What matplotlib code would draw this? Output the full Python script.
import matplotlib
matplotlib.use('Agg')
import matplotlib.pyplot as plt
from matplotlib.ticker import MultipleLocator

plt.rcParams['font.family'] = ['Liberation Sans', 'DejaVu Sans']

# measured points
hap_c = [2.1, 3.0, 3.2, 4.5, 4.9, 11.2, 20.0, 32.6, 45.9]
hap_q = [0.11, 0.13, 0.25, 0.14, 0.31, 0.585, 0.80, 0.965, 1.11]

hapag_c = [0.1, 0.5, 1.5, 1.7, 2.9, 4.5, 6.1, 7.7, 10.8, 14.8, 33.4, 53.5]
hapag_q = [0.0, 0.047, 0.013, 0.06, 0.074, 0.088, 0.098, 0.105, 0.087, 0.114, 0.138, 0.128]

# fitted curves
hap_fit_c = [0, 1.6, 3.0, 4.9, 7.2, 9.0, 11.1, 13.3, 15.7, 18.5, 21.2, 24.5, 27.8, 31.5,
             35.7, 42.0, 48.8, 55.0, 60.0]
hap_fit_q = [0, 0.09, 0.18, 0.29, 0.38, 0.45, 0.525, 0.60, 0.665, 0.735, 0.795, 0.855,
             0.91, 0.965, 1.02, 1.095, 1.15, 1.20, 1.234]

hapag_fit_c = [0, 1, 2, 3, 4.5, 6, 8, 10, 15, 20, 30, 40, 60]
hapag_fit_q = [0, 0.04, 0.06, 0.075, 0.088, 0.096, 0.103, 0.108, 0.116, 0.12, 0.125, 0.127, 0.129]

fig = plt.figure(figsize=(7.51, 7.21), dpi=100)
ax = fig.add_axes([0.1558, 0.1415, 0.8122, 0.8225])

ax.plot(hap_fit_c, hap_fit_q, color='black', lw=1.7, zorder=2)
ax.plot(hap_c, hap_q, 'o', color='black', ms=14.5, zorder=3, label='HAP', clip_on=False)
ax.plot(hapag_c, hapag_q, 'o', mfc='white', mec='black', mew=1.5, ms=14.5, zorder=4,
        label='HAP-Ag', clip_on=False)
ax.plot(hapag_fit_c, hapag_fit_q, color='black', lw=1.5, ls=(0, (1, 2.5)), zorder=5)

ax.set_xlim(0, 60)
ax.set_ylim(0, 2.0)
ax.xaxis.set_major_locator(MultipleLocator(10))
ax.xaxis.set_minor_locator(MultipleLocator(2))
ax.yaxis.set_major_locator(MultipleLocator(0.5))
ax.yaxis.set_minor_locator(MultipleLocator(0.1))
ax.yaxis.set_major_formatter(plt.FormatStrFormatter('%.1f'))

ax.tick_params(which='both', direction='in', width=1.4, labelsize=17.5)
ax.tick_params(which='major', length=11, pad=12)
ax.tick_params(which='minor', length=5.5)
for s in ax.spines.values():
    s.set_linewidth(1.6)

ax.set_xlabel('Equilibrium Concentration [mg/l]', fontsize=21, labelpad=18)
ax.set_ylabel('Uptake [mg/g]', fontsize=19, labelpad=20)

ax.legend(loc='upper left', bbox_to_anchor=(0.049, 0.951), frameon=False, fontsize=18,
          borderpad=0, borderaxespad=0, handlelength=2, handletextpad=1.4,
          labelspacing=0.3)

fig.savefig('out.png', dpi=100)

---

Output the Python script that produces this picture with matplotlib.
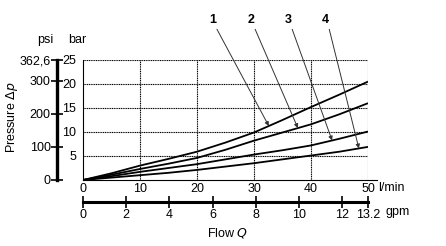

(Task prompt):
Find "Python". Copy every line it occurs in.

(Output for this task):
What matplotlib code would draw this? Output the full Python script.
Output the Python script that produces this picture with matplotlib.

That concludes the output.